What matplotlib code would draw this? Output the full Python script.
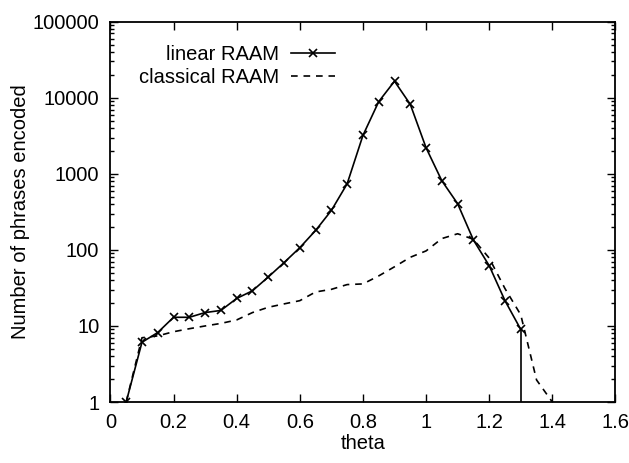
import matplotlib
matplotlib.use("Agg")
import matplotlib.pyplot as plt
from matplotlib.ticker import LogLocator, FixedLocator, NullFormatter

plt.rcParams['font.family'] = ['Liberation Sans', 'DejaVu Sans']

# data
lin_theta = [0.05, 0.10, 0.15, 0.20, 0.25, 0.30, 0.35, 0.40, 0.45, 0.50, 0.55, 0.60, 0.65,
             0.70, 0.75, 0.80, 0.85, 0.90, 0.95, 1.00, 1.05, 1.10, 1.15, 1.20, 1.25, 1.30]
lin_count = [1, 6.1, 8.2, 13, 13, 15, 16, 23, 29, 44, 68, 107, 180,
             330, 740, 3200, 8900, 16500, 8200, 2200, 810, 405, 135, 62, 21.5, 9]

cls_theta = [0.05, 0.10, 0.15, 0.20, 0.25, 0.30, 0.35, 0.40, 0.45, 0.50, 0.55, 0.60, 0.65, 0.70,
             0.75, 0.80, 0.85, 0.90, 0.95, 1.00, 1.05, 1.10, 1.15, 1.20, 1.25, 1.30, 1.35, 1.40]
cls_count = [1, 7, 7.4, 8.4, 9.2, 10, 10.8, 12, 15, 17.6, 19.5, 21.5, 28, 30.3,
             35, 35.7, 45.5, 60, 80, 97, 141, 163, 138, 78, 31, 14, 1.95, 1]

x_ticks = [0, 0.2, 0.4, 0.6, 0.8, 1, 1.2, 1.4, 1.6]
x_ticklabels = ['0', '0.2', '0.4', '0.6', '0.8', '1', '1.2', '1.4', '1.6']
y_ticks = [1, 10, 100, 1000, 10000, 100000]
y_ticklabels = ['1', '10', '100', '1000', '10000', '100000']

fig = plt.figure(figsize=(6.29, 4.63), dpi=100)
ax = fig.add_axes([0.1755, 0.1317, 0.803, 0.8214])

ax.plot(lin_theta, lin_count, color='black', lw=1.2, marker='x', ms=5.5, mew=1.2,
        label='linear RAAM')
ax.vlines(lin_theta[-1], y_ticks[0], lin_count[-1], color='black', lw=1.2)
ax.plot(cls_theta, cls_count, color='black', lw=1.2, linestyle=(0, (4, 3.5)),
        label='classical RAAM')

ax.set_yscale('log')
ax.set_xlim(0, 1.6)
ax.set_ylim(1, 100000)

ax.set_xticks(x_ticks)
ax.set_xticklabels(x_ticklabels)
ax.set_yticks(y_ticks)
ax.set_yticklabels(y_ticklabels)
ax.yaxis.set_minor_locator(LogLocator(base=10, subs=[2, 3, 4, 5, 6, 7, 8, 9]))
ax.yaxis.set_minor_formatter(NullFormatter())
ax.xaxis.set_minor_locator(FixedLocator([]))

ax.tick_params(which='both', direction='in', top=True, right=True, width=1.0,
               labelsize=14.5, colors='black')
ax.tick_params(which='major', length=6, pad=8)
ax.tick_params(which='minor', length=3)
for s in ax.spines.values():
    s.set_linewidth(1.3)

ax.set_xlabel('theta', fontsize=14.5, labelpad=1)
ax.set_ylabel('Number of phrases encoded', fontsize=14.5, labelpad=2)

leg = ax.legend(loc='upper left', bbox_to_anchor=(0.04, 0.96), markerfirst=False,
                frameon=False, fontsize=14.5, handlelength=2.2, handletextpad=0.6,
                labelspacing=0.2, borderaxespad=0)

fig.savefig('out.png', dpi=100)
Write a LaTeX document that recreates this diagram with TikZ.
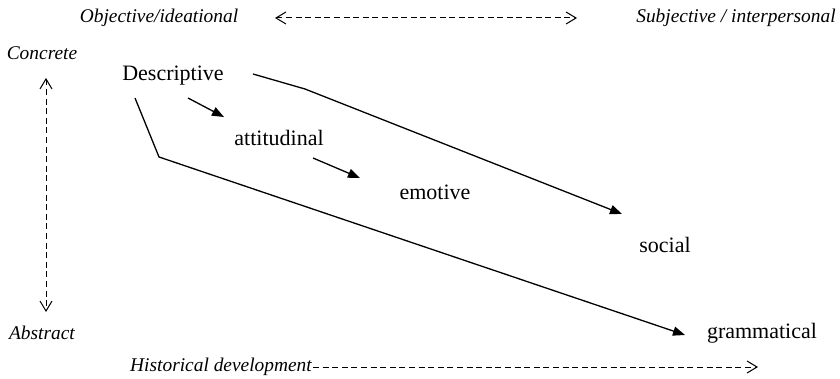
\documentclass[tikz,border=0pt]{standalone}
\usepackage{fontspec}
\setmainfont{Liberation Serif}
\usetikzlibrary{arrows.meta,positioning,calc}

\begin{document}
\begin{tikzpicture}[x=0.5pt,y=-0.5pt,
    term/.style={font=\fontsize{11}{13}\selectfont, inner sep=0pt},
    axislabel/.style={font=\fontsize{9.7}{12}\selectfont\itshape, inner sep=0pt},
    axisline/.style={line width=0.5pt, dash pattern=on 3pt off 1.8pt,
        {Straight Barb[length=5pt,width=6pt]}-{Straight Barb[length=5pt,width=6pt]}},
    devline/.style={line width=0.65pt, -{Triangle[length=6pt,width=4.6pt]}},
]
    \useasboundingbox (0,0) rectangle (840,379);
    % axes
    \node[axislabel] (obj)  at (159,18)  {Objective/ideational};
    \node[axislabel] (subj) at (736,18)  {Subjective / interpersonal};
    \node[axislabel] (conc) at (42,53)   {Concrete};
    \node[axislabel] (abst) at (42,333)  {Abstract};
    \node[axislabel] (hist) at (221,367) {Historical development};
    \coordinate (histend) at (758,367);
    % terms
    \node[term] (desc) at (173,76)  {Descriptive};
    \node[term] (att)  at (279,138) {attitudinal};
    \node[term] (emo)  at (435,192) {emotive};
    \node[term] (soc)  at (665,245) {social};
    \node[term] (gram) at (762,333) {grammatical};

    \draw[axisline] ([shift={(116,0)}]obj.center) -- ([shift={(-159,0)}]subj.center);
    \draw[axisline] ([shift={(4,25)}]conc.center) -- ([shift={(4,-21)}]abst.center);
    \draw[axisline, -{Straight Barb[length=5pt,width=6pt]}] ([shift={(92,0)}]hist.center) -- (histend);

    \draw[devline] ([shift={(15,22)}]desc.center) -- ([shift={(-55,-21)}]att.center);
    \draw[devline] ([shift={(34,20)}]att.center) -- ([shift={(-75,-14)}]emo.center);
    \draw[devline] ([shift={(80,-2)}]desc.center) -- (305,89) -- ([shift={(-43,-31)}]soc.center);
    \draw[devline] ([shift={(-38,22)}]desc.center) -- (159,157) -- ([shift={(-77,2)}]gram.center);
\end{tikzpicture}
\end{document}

***

REQUIRED TASK:
Return exactly what appears from the opening line of the material through the line with "62, 21.5, 9]", apart from the pictures.

WRITTEN ANSWER:
What matplotlib code would draw this? Output the full Python script.
import matplotlib
matplotlib.use("Agg")
import matplotlib.pyplot as plt
from matplotlib.ticker import LogLocator, FixedLocator, NullFormatter

plt.rcParams['font.family'] = ['Liberation Sans', 'DejaVu Sans']

# data
lin_theta = [0.05, 0.10, 0.15, 0.20, 0.25, 0.30, 0.35, 0.40, 0.45, 0.50, 0.55, 0.60, 0.65,
             0.70, 0.75, 0.80, 0.85, 0.90, 0.95, 1.00, 1.05, 1.10, 1.15, 1.20, 1.25, 1.30]
lin_count = [1, 6.1, 8.2, 13, 13, 15, 16, 23, 29, 44, 68, 107, 180,
             330, 740, 3200, 8900, 16500, 8200, 2200, 810, 405, 135, 62, 21.5, 9]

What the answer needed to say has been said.